'''

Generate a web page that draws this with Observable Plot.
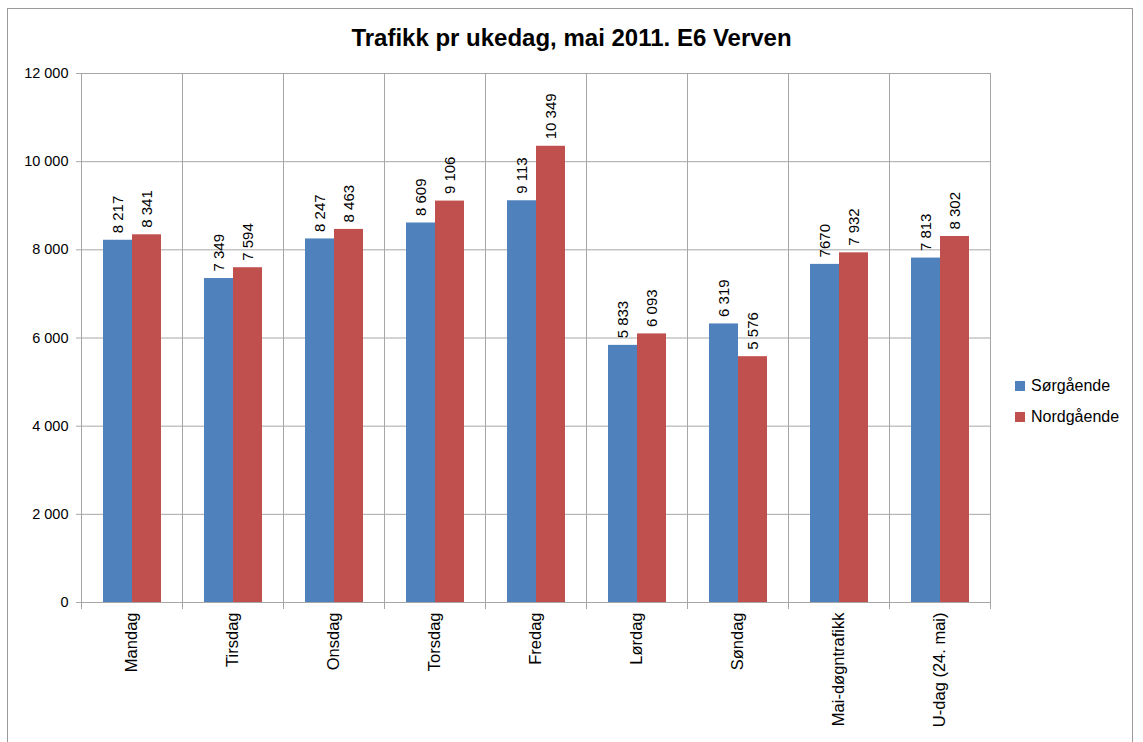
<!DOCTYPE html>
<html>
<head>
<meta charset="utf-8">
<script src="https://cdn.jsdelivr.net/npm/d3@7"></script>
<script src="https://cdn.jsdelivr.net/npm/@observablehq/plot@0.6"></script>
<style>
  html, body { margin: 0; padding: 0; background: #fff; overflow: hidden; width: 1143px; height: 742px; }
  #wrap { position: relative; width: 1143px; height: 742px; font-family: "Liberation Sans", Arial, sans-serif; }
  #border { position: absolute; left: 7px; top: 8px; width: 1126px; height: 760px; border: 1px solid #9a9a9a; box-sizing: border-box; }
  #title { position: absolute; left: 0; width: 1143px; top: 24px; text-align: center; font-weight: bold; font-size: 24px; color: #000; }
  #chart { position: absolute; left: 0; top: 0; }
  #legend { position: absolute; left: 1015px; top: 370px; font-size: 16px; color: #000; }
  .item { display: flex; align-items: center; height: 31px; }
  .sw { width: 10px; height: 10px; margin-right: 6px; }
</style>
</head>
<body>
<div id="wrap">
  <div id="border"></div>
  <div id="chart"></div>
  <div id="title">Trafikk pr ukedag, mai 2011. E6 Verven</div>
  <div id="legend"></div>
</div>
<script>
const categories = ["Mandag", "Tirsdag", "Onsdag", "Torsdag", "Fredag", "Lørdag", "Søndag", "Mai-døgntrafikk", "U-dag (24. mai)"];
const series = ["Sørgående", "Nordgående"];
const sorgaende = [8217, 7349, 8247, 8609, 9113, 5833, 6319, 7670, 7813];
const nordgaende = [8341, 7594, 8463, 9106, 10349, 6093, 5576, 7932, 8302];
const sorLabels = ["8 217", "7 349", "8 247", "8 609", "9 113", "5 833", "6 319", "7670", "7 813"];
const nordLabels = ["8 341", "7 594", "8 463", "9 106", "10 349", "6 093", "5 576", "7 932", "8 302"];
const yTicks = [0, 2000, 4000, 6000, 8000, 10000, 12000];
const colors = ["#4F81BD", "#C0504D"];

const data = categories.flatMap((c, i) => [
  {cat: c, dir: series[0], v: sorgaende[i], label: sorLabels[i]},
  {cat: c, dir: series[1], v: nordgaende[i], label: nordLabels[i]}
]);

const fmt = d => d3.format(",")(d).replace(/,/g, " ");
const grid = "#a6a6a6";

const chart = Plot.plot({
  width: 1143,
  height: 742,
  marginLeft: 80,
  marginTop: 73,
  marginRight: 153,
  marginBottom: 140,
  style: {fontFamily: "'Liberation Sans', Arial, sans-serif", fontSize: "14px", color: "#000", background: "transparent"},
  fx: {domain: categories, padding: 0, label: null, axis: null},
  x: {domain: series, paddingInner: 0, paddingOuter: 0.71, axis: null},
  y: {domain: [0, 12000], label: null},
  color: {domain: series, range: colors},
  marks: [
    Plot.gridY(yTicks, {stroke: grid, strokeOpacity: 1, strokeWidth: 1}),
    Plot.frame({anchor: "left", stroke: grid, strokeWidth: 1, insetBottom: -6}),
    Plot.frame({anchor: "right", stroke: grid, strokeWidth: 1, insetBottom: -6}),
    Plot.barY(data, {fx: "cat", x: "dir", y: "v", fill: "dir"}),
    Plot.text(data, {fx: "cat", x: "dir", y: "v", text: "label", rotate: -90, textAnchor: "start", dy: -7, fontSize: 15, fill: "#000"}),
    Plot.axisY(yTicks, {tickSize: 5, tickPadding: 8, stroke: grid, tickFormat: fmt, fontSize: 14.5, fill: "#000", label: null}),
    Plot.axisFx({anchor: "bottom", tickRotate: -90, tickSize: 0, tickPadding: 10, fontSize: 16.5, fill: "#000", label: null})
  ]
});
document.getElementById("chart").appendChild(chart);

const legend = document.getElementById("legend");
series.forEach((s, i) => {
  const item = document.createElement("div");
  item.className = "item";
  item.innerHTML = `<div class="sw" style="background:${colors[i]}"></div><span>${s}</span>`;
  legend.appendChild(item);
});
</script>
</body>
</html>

'''

Every line is to be duplicated exactly, though pictures stay out.

*WRITTEN SOLUTION*.
Generate a web page that draws this with Observable Plot.
<!DOCTYPE html>
<html>
<head>
<meta charset="utf-8">
<script src="https://cdn.jsdelivr.net/npm/d3@7"></script>
<script src="https://cdn.jsdelivr.net/npm/@observablehq/plot@0.6"></script>
<style>
  html, body { margin: 0; padding: 0; background: #fff; overflow: hidden; width: 1143px; height: 742px; }
  #wrap { position: relative; width: 1143px; height: 742px; font-family: "Liberation Sans", Arial, sans-serif; }
  #border { position: absolute; left: 7px; top: 8px; width: 1126px; height: 760px; border: 1px solid #9a9a9a; box-sizing: border-box; }
  #title { position: absolute; left: 0; width: 1143px; top: 24px; text-align: center; font-weight: bold; font-size: 24px; color: #000; }
  #chart { position: absolute; left: 0; top: 0; }
  #legend { position: absolute; left: 1015px; top: 370px; font-size: 16px; color: #000; }
  .item { display: flex; align-items: center; height: 31px; }
  .sw { width: 10px; height: 10px; margin-right: 6px; }
</style>
</head>
<body>
<div id="wrap">
  <div id="border"></div>
  <div id="chart"></div>
  <div id="title">Trafikk pr ukedag, mai 2011. E6 Verven</div>
  <div id="legend"></div>
</div>
<script>
const categories = ["Mandag", "Tirsdag", "Onsdag", "Torsdag", "Fredag", "Lørdag", "Søndag", "Mai-døgntrafikk", "U-dag (24. mai)"];
const series = ["Sørgående", "Nordgående"];
const sorgaende = [8217, 7349, 8247, 8609, 9113, 5833, 6319, 7670, 7813];
const nordgaende = [8341, 7594, 8463, 9106, 10349, 6093, 5576, 7932, 8302];
const sorLabels = ["8 217", "7 349", "8 247", "8 609", "9 113", "5 833", "6 319", "7670", "7 813"];
const nordLabels = ["8 341", "7 594", "8 463", "9 106", "10 349", "6 093", "5 576", "7 932", "8 302"];
const yTicks = [0, 2000, 4000, 6000, 8000, 10000, 12000];
const colors = ["#4F81BD", "#C0504D"];

const data = categories.flatMap((c, i) => [
  {cat: c, dir: series[0], v: sorgaende[i], label: sorLabels[i]},
  {cat: c, dir: series[1], v: nordgaende[i], label: nordLabels[i]}
]);

const fmt = d => d3.format(",")(d).replace(/,/g, " ");
const grid = "#a6a6a6";

const chart = Plot.plot({
  width: 1143,
  height: 742,
  marginLeft: 80,
  marginTop: 73,
  marginRight: 153,
  marginBottom: 140,
  style: {fontFamily: "'Liberation Sans', Arial, sans-serif", fontSize: "14px", color: "#000", background: "transparent"},
  fx: {domain: categories, padding: 0, label: null, axis: null},
  x: {domain: series, paddingInner: 0, paddingOuter: 0.71, axis: null},
  y: {domain: [0, 12000], label: null},
  color: {domain: series, range: colors},
  marks: [
    Plot.gridY(yTicks, {stroke: grid, strokeOpacity: 1, strokeWidth: 1}),
    Plot.frame({anchor: "left", stroke: grid, strokeWidth: 1, insetBottom: -6}),
    Plot.frame({anchor: "right", stroke: grid, strokeWidth: 1, insetBottom: -6}),
    Plot.barY(data, {fx: "cat", x: "dir", y: "v", fill: "dir"}),
    Plot.text(data, {fx: "cat", x: "dir", y: "v", text: "label", rotate: -90, textAnchor: "start", dy: -7, fontSize: 15, fill: "#000"}),
    Plot.axisY(yTicks, {tickSize: 5, tickPadding: 8, stroke: grid, tickFormat: fmt, fontSize: 14.5, fill: "#000", label: null}),
    Plot.axisFx({anchor: "bottom", tickRotate: -90, tickSize: 0, tickPadding: 10, fontSize: 16.5, fill: "#000", label: null})
  ]
});
document.getElementById("chart").appendChild(chart);

const legend = document.getElementById("legend");
series.forEach((s, i) => {
  const item = document.createElement("div");
  item.className = "item";
  item.innerHTML = `<div class="sw" style="background:${colors[i]}"></div><span>${s}</span>`;
  legend.appendChild(item);
});
</script>
</body>
</html>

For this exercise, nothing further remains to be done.